*Records for processing:*
>>>

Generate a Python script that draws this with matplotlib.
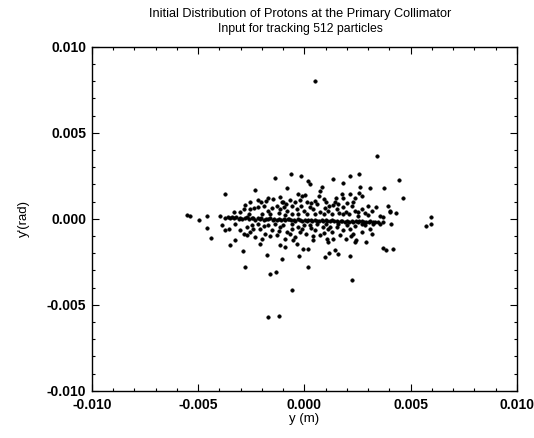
import numpy as np
import matplotlib
matplotlib.use("Agg")
import matplotlib.pyplot as plt
from matplotlib.ticker import MultipleLocator, FormatStrFormatter

plt.rcParams['font.family'] = ['Liberation Sans', 'DejaVu Sans']
plt.rcParams['axes.unicode_minus'] = False

# positions, y in mm and y' in mrad
outer_y = [0.5, 3.41, -5.5, -5.4, -4.95, -4.57, -4.57, -4.41, -3.98, 5.94, 5.94, 5.70,
           -1.38, -0.64, -0.17, 0.19, 0.27, 1.33, 2.17, 2.58, 1.80, 4.44, 4.64, 3.73,
           3.11, 2.61, 2.14, 0.81, 0.73, -0.80, -2.31, -3.75]
outer_yp = [8.0, 3.65, 0.20, 0.17, -0.06, 0.19, -0.52, -1.10, 0.15, 0.08, -0.31, -0.40,
            2.40, 2.60, 2.46, 2.21, 2.02, 2.31, 2.46, 2.60, 2.06, 2.27, 1.21, 1.77,
            1.79, 1.85, 1.46, 1.87, 1.60, 1.77, 1.67, 1.44]

low_y = [-3.5, -2.88, -2.8, -1.78, -1.62, -1.34, -1.03, -0.26, -0.06, 0.18, 0.16, 0.96,
         1.17, 1.44, 1.59, 2.17, 3.68, 3.82, 4.18, 3.16, -1.70, -1.19, -0.59, 2.22,
         2.92, -2.08, -3.25, -1.14, -0.91, -0.52, 0.42, 1.13, 2.38]
low_yp = [-1.5, -1.9, -2.8, -2.13, -3.19, -3.09, -2.32, -2.16, -1.78, -1.74, -2.82, -2.24,
          -1.97, -1.84, -2.03, -2.16, -1.68, -1.82, -1.74, -0.87, -5.70, -5.66, -4.13, -3.54,
          -1.35, -1.44, -1.25, -1.5, -1.63, -1.25, -1.25, -1.35, -1.35]

upper_y = [-2.58, -2.20, -2.05, -1.80, -1.48, -1.14, -1.06, -0.86, -0.67, -0.44, -0.28, -0.12,
           0.03, 0.14, 0.50, 0.92, 1.14, 1.44, 1.48, 1.75, 1.83, 2.30, 2.58, 2.73,
           3.0, 3.39, 3.94, 4.05, 4.30,
           -3.33, -3.02, -2.86, -2.55, -2.39, -2.16, -1.92, -1.73, -1.53, -1.30, -1.14, -0.98,
           -0.80, -0.59, -0.36, -0.17, -0.02, 0.27, 0.42, 0.61, 0.73, 0.97, 1.13, 1.33,
           1.52, 1.64, 1.83, 1.98, 2.22, 2.38, 2.53, 2.69, 2.84, 3.16, 3.55, 3.70, 4.02,
           -2.0, -1.6, -1.2, -0.6, -0.3, 0.1, 0.5, 0.9, 1.3, 1.8, 2.1, 2.5, 3.0, -2.6,
           -0.9, 0.3, -1.0, 1.0, 2.0, -0.2, 0.7, -1.7, -2.8, 1.6, 2.4]
upper_yp = [1.0, 1.12, 1.0, 1.06, 1.15, 1.25, 1.0, 0.87, 1.12, 1.0, 1.44, 1.35,
            1.38, 0.96, 1.06, 1.15, 0.77, 1.0, 1.19, 1.44, 1.19, 0.96, 1.50, 1.35,
            0.77, 0.67, 0.77, 0.48, 0.35,
            0.38, 0.38, 0.58, 0.54, 0.62, 0.67, 0.77, 0.48, 0.62, 0.77, 0.58, 0.67,
            0.48, 0.77, 0.58, 0.77, 0.48, 0.67, 0.58, 0.87, 0.38, 0.62, 0.48, 0.81,
            0.58, 0.35, 0.67, 0.42, 0.77, 0.48, 0.38, 0.58, 0.35, 0.48, 0.19, 0.10, 0.38,
            0.30, 0.25, 0.35, 0.30, 0.25, 0.30, 0.25, 0.30, 0.28, 0.25, 0.30, 0.15, 0.20, 0.25,
            0.20, 0.90, 1.00, 0.95, 0.90, 1.10, 1.30, 1.20, 0.80, 0.85, 1.20]

band_y = [-3.72, -3.61, -3.48, -3.41, -3.29, -3.22, -3.08, -3.01, -2.93, -2.79, -2.71, -2.62,
          -2.48, -2.41, -2.32, -2.18, -2.09, -2.02, -1.88, -1.81, -1.69, -1.62, -1.49, -1.42,
          -1.31, -1.19, -1.12, -0.98, -0.91, -0.79, -0.72, -0.61, -0.49, -0.42, -0.28, -0.21,
          -0.09, 0.02, 0.11, 0.19, 0.31, 0.38, 0.52, 0.59, 0.68, 0.81, 0.89, 1.02, 1.08,
          1.21, 1.29, 1.41, 1.52, 1.58, 1.71, 1.79, 1.92, 2.01, 2.09, 2.22, 2.28, 2.41,
          2.52, 2.58, 2.71, 2.79, 2.92, 3.02, 3.09, 3.21, 3.32, 3.48, 3.71]
band_yp = [0.05, 0.12, 0.02, 0.09, 0.04, 0.11, 0.01, 0.07, -0.02, 0.05, 0.08, -0.03,
           0.03, 0.06, -0.05, 0.02, -0.01, 0.04, -0.06, 0.01, -0.03, 0.03, -0.08, -0.02,
           -0.05, 0.01, -0.07, -0.03, -0.09, -0.04, -0.01, -0.08, -0.05, -0.11, -0.03, -0.07,
           -0.10, -0.05, -0.12, -0.06, -0.09, -0.13, -0.07, -0.10, -0.14, -0.08, -0.12, -0.09,
           -0.15, -0.11, -0.08, -0.14, -0.12, -0.17, -0.10, -0.14, -0.16, -0.12, -0.18, -0.13,
           -0.16, -0.11, -0.19, -0.15, -0.13, -0.18, -0.16, -0.20, -0.14, -0.19, -0.17, -0.21, -0.18]

lower_y = [-3.88, -3.72, -3.56, -3.25, -3.02, -2.86, -2.70, -2.55, -2.47, -2.31, -2.08, -2.0,
           -1.84, -1.69, -1.53, -1.30, -1.14, -0.91, -0.83, -0.59, -0.44, -0.33, -0.20, 0.08,
           0.27, 0.50, 0.73, 0.89, 1.05, 1.28, 1.36, 1.52, 1.67, 1.83, 1.98, 2.14,
           2.30, 2.45, 2.69, 2.84, 3.08, 3.23, 3.55, 4.09,
           -2.2, -1.9, -1.4, -1.0, -0.6, -0.3, 0.0, 0.3, 0.6, 1.0, 1.2, 1.6, 2.0, 2.4, 2.7,
           -2.7, -1.2, -0.1, 1.1, -1.6, 0.4, 2.2, -0.7, 0.9, -2.4]
lower_yp = [-0.38, -0.67, -0.58, -0.29, -0.67, -0.87, -0.96, -0.77, -0.38, -1.06, -0.58, -1.15,
            -0.87, -0.38, -0.67, -0.96, -0.48, -1.15, -0.77, -0.58, -1.06, -1.44, -0.77, -0.87,
            -0.38, -0.67, -0.96, -0.48, -1.15, -0.77, -1.15, -0.48, -0.96, -0.67, -1.15, -0.58,
            -0.87, -1.25, -0.77, -0.38, -0.58, -0.29, -0.29, -0.29,
            -0.30, -0.40, -0.30, -0.35, -0.30, -0.45, -0.35, -0.55, -0.30, -0.30, -0.45, -0.30,
            -0.35, -0.40, -0.30, -0.50, -0.70, -0.60, -0.60, -1.00, -1.00, -1.00, -0.90, -0.80, -0.60]

groups = [(outer_y, outer_yp), (low_y, low_yp), (upper_y, upper_yp),
          (band_y, band_yp), (lower_y, lower_yp)]

fig = plt.figure(figsize=(5.34, 4.38), dpi=100)
ax = fig.add_axes([0.172, 0.108, 0.796, 0.785])

for gx, gy in groups:
    ax.plot(np.array(gx) * 1e-3, np.array(gy) * 1e-3, 'o', ms=2.6,
            color='black', mec='black', mew=0.3, ls='none')

ax.set_xlim(-0.010, 0.010)
ax.set_ylim(-0.010, 0.010)
ax.xaxis.set_major_locator(MultipleLocator(0.005))
ax.yaxis.set_major_locator(MultipleLocator(0.005))
ax.xaxis.set_minor_locator(MultipleLocator(0.001))
ax.yaxis.set_minor_locator(MultipleLocator(0.001))
ax.xaxis.set_major_formatter(FormatStrFormatter('%.3f'))
ax.yaxis.set_major_formatter(FormatStrFormatter('%.3f'))
ax.tick_params(which='both', direction='in', top=True, right=True, width=0.8)
ax.tick_params(which='major', length=5, labelsize=10, pad=4)
ax.tick_params(axis='x', which='major', pad=5)
ax.tick_params(which='minor', length=2.5)
for lab in ax.get_xticklabels() + ax.get_yticklabels():
    lab.set_fontweight('bold')
for s in ax.spines.values():
    s.set_linewidth(1.0)

ax.set_xlabel('y (m)', fontsize=9.5, labelpad=1)
ax.set_ylabel("y'(rad)", fontsize=9.5, labelpad=12)

fig.text(0.562, 0.967, 'Initial Distribution of Protons at the Primary Collimator',
         ha='center', va='center', fontsize=9.2)
fig.text(0.562, 0.933, 'Input for tracking 512 particles',
         ha='center', va='center', fontsize=8.8)

fig.savefig('out.png', dpi=100)
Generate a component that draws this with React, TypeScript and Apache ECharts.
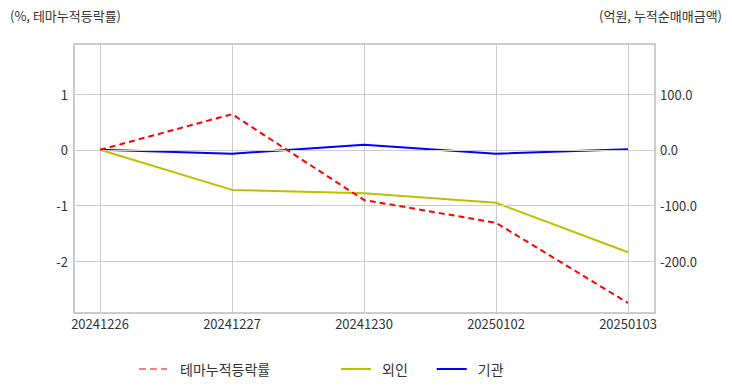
import React, { useEffect, useRef } from "react";
import * as echarts from "echarts";

const categories = ["20241226", "20241227", "20241230", "20250102", "20250103"];
const themeReturn = [0, 0.64, -0.9, -1.31, -2.75];
const foreignNet = [0, -72, -78, -95, -184];
const instNet = [0, -7, 9, -7, 1];
const leftTicks = [-2, -1, 0, 1];
const rightTicks = [-200, -100, 0, 100];
const leftRange = [-2.93, 1.9];
const rightRange = [-293, 190];

const dashIcon = "path://M0,0h7v1h-7zM11,0h7v1h-7zM22,0h6v1h-6z";

export default function App() {
  const ref = useRef<HTMLDivElement>(null);
  useEffect(() => {
    if (!ref.current) return;
    const chart = echarts.init(ref.current, undefined, { renderer: "svg" });
    const font = "'Noto Sans CJK KR', 'Noto Sans', sans-serif";
    const labelStyle = { color: "#333", fontSize: 13, fontFamily: font };
    const gridPos = { top: 44, bottom: 79 };
    chart.setOption({
      animation: false,
      backgroundColor: "#fff",
      textStyle: { fontFamily: font },
      grid: [
        { left: 74, right: 77, ...gridPos, show: true, borderColor: "#cccccc", borderWidth: 2, backgroundColor: "transparent" },
        { left: 100, right: 104, ...gridPos },
      ],
      xAxis: [
        { type: "value", gridIndex: 0, min: 0, max: 1, show: false },
        {
          type: "category",
          gridIndex: 1,
          data: categories,
          boundaryGap: false,
          axisLine: { show: false },
          axisTick: { show: false },
          axisLabel: { ...labelStyle, margin: 4 },
          splitLine: { show: true, lineStyle: { color: "#cccccc", width: 1 } },
        },
      ],
      yAxis: [
        {
          type: "value",
          gridIndex: 0,
          position: "left",
          min: leftRange[0],
          max: leftRange[1],
          axisLine: { show: false },
          axisTick: { show: false },
          splitLine: { show: false },
          axisLabel: { ...labelStyle, margin: 6, customValues: leftTicks, formatter: (v: number) => String(v) },
        },
        {
          type: "value",
          gridIndex: 0,
          position: "right",
          min: rightRange[0],
          max: rightRange[1],
          axisLine: { show: false },
          axisTick: { show: false },
          splitLine: { show: false },
          axisLabel: { ...labelStyle, margin: 5, customValues: rightTicks, formatter: (v: number) => v.toFixed(1) },
        },
        { type: "value", gridIndex: 1, min: leftRange[0], max: leftRange[1], show: false, splitLine: { show: false } },
        { type: "value", gridIndex: 1, min: rightRange[0], max: rightRange[1], show: false, splitLine: { show: false } },
      ],
      legend: [
        {
          left: 134,
          top: 357,
          itemWidth: 28,
          itemHeight: 2,
          textStyle: { ...labelStyle, fontSize: 14, padding: [0, 0, 0, 8] },
          data: [{ name: "테마누적등락률", icon: dashIcon }],
        },
        {
          left: 336,
          top: 357,
          itemWidth: 30,
          itemHeight: 2,
          itemGap: 29,
          textStyle: { ...labelStyle, fontSize: 14, padding: [0, 0, 0, 6] },
          data: [
            { name: "외인", icon: "rect" },
            { name: "기관", icon: "rect" },
          ],
        },
      ],
      graphic: [
        { type: "text", left: 10, top: 9, style: { text: "(%, 테마누적등락률)", fill: "#333", font: `13px ${font}` } },
        { type: "text", right: 10, top: 9, style: { text: "(억원, 누적순매매금액)", fill: "#333", font: `13px ${font}` } },
      ],
      series: [
        {
          name: "gridlines",
          type: "line",
          xAxisIndex: 0,
          yAxisIndex: 0,
          data: [],
          silent: true,
          markLine: {
            silent: true,
            symbol: "none",
            label: { show: false },
            lineStyle: { color: "#cccccc", type: "solid", width: 1 },
            data: leftTicks.map((t) => ({ yAxis: t })),
          },
        },
        {
          name: "테마누적등락률",
          type: "line",
          xAxisIndex: 1,
          yAxisIndex: 2,
          data: themeReturn,
          showSymbol: false,
          symbol: "none",
          color: "#ff0000",
          lineStyle: { color: "#ff0000", width: 2, type: [6, 4] },
          z: 5,
        },
        {
          name: "외인",
          type: "line",
          xAxisIndex: 1,
          yAxisIndex: 3,
          data: foreignNet,
          showSymbol: false,
          symbol: "none",
          color: "#bfbf00",
          lineStyle: { color: "#bfbf00", width: 2 },
          z: 4,
        },
        {
          name: "기관",
          type: "line",
          xAxisIndex: 1,
          yAxisIndex: 3,
          data: instNet,
          showSymbol: false,
          symbol: "none",
          color: "#0000ff",
          lineStyle: { color: "#0000ff", width: 2 },
          z: 4,
        },
      ],
    });
    return () => chart.dispose();
  }, []);
  return <div ref={ref} style={{ width: 732, height: 392, position: "absolute", left: 0, top: 0 }} />;
}
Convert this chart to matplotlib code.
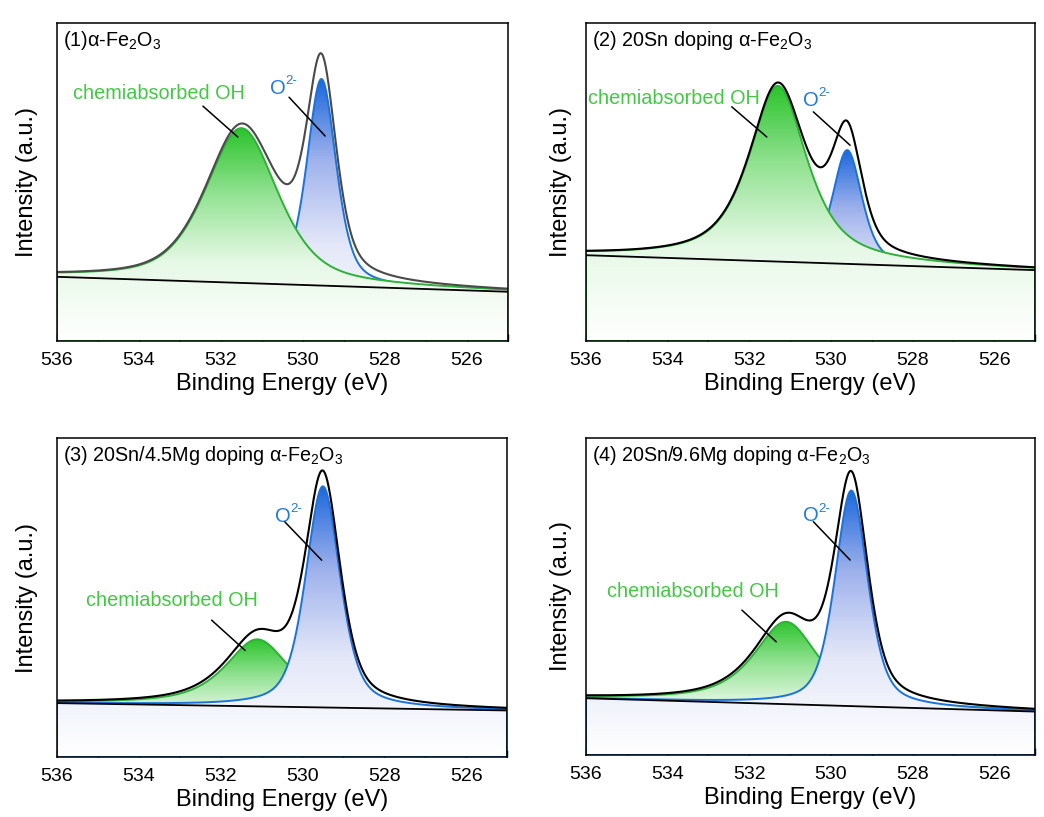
import numpy as np
import matplotlib
matplotlib.use("Agg")
import matplotlib.pyplot as plt
from matplotlib.colors import LinearSegmentedColormap
from matplotlib.path import Path
from matplotlib.patches import PathPatch
from matplotlib.ticker import MultipleLocator

plt.rcParams["font.family"] = ["Liberation Sans", "DejaVu Sans"]
plt.rcParams["mathtext.fontset"] = "custom"
plt.rcParams["mathtext.rm"] = "Liberation Sans"
plt.rcParams["mathtext.it"] = "Liberation Sans:italic"

# O 1s fits for the four samples (intensity in arbitrary units, axis 0-100)
sample_labels = [
    "(1)α-Fe$_2$O$_3$",
    "(2) 20Sn doping α-Fe$_2$O$_3$",
    "(3) 20Sn/4.5Mg doping α-Fe$_2$O$_3$",
    "(4) 20Sn/9.6Mg doping α-Fe$_2$O$_3$",
]
oh_center = [531.5, 531.3, 531.1, 531.1]
oh_height = [48.7, 55.3, 21.0, 26.0]
oh_fwhm = [2.1, 1.7, 1.9, 1.9]
oh_eta = [0.55, 0.75, 0.8, 0.8]
o2_center = [529.55, 529.6, 529.5, 529.5]
o2_height = [65.0, 35.8, 69.3, 68.0]
o2_fwhm = [0.85, 0.85, 1.0, 0.95]
o2_eta = [0.5, 0.5, 0.5, 0.5]
bg_536 = [20.2, 27.0, 16.9, 17.9]
bg_525 = [15.5, 22.3, 14.6, 13.7]

# drawing order and label placement
o2_on_top = [False, False, True, True]
axes_rects = [
    [0.0546, 0.5826, 0.432, 0.389],
    [0.5613, 0.5826, 0.4301, 0.389],
    [0.0546, 0.0734, 0.431, 0.3905],
    [0.5613, 0.0759, 0.4301, 0.388],
]
oh_text_pos = [(535.6, 78.0), (535.95, 76.4), (535.3, 49.1), (535.49, 51.5)]
oh_line = [((532.44, 73.9), (531.59, 64.2)), ((532.43, 73.7), (531.57, 64.2)),
           ((532.22, 42.9), (531.40, 33.4)), ((532.18, 45.7), (531.34, 35.7))]
o2_text_pos = [(530.8, 79.5), (530.68, 75.8), (530.67, 75.5), (530.68, 75.5)]
o2_line = [((530.34, 76.7), (529.46, 64.5)), ((530.43, 72.1), (529.53, 61.6)),
           ((530.43, 73.7), (529.53, 61.7)), ((530.43, 73.6), (529.53, 61.5))]
envelope_colors = ["#4a4a4a", "black", "black", "black"]

GREEN_EDGE = "#2fb03a"
GREEN_TEXT = "#44c844"
GREEN_RAMP = ["white", "#e6f8e6", "#93e293", "#2cc42c"]
BLUE_EDGE = "#1a72dc"
BLUE_TEXT = "#1f7ae0"
BLUE_RAMP = ["white", "#e3e7f8", "#9fb2ec", "#1d68dc"]


def pseudo_voigt(x, center, height, fwhm, eta):
    u = (x - center) / fwhm
    gauss = np.exp(-4 * np.log(2) * u ** 2)
    lorentz = 1 / (1 + 4 * u ** 2)
    return height * (eta * lorentz + (1 - eta) * gauss)


def gradient_fill(ax, x, y, ramp, edgecolor, zorder):
    verts = np.column_stack([np.r_[x, x[-1], x[0], x[0]], np.r_[y, 0, 0, y[0]]])
    edge = PathPatch(Path(verts, closed=True), facecolor="none",
                     edgecolor=edgecolor, lw=1.4, zorder=zorder + 0.1)
    ax.add_patch(edge)
    cmap = LinearSegmentedColormap.from_list("fade", ramp)
    grad = (np.linspace(0, 1, 256) ** 1.1).reshape(-1, 1)
    im = ax.imshow(grad, cmap=cmap, aspect="auto", origin="lower",
                   extent=[x[0], x[-1], 0, y.max()], zorder=zorder)
    im.set_clip_path(edge)


energy = np.linspace(536, 525, 800)
fig = plt.figure(figsize=(10.44, 8.17), dpi=100)

for i in range(4):
    ax = fig.add_axes(axes_rects[i])
    baseline = bg_536[i] + (bg_525[i] - bg_536[i]) * (536 - energy) / 11.0
    oh = pseudo_voigt(energy, oh_center[i], oh_height[i], oh_fwhm[i], oh_eta[i])
    o2 = pseudo_voigt(energy, o2_center[i], o2_height[i], o2_fwhm[i], o2_eta[i])

    if o2_on_top[i]:
        gradient_fill(ax, energy, baseline + oh, GREEN_RAMP, GREEN_EDGE, 2)
        gradient_fill(ax, energy, baseline + o2, BLUE_RAMP, BLUE_EDGE, 3)
    else:
        gradient_fill(ax, energy, baseline + o2, BLUE_RAMP, BLUE_EDGE, 2)
        gradient_fill(ax, energy, baseline + oh, GREEN_RAMP, GREEN_EDGE, 3)

    ax.plot(energy, baseline + oh + o2, color=envelope_colors[i], lw=1.5, zorder=5)
    ax.plot(energy, baseline, color="black", lw=1.3, zorder=5)

    ax.text(0.013, 0.945, sample_labels[i], transform=ax.transAxes,
            fontsize=14.2, ha="left", va="center", zorder=6)
    ax.text(*oh_text_pos[i], "chemiabsorbed OH", color=GREEN_TEXT,
            fontsize=14.3, ha="left", va="center", zorder=6)
    ax.text(*o2_text_pos[i], "O", color=BLUE_TEXT,
            fontsize=14.5, ha="left", va="center", zorder=6)
    ax.annotate("2-", xy=o2_text_pos[i], xytext=(11, 5), textcoords="offset points",
                color=BLUE_TEXT, fontsize=9.5, ha="left", va="center", zorder=6)
    for (start, end) in (oh_line[i], o2_line[i]):
        ax.annotate("", xy=end, xytext=start,
                    arrowprops=dict(arrowstyle="-", color="black", lw=1.1,
                                    shrinkA=0, shrinkB=0), zorder=6)

    ax.set_xlim(536, 525)
    ax.set_ylim(0, 100)
    ax.xaxis.set_major_locator(MultipleLocator(2))
    ax.xaxis.set_minor_locator(MultipleLocator(1))
    ax.tick_params(axis="x", which="both", direction="in", labelsize=14, pad=8)
    ax.tick_params(axis="x", which="major", length=5, width=1)
    ax.tick_params(axis="x", which="minor", length=5, width=1)
    ax.set_yticks([])
    for spine in ax.spines.values():
        spine.set_linewidth(1.1)
        spine.set_zorder(10)
    ax.set_xlabel("Binding Energy (eV)", fontsize=17, labelpad=3)
    ax.set_ylabel("Intensity (a.u.)", fontsize=17, labelpad=14 if i % 2 == 0 else 10)

fig.savefig("out.png", dpi=100)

<<<

*What you are asked to do:* Copy nothing past the line containing "plt.rcParams['axes.unicode_minus'] = False": reproduce every line from the start of the records up to it, skipping pictures.

*Output:*
Generate a Python script that draws this with matplotlib.
import numpy as np
import matplotlib
matplotlib.use("Agg")
import matplotlib.pyplot as plt
from matplotlib.ticker import MultipleLocator, FormatStrFormatter

plt.rcParams['font.family'] = ['Liberation Sans', 'DejaVu Sans']
plt.rcParams['axes.unicode_minus'] = False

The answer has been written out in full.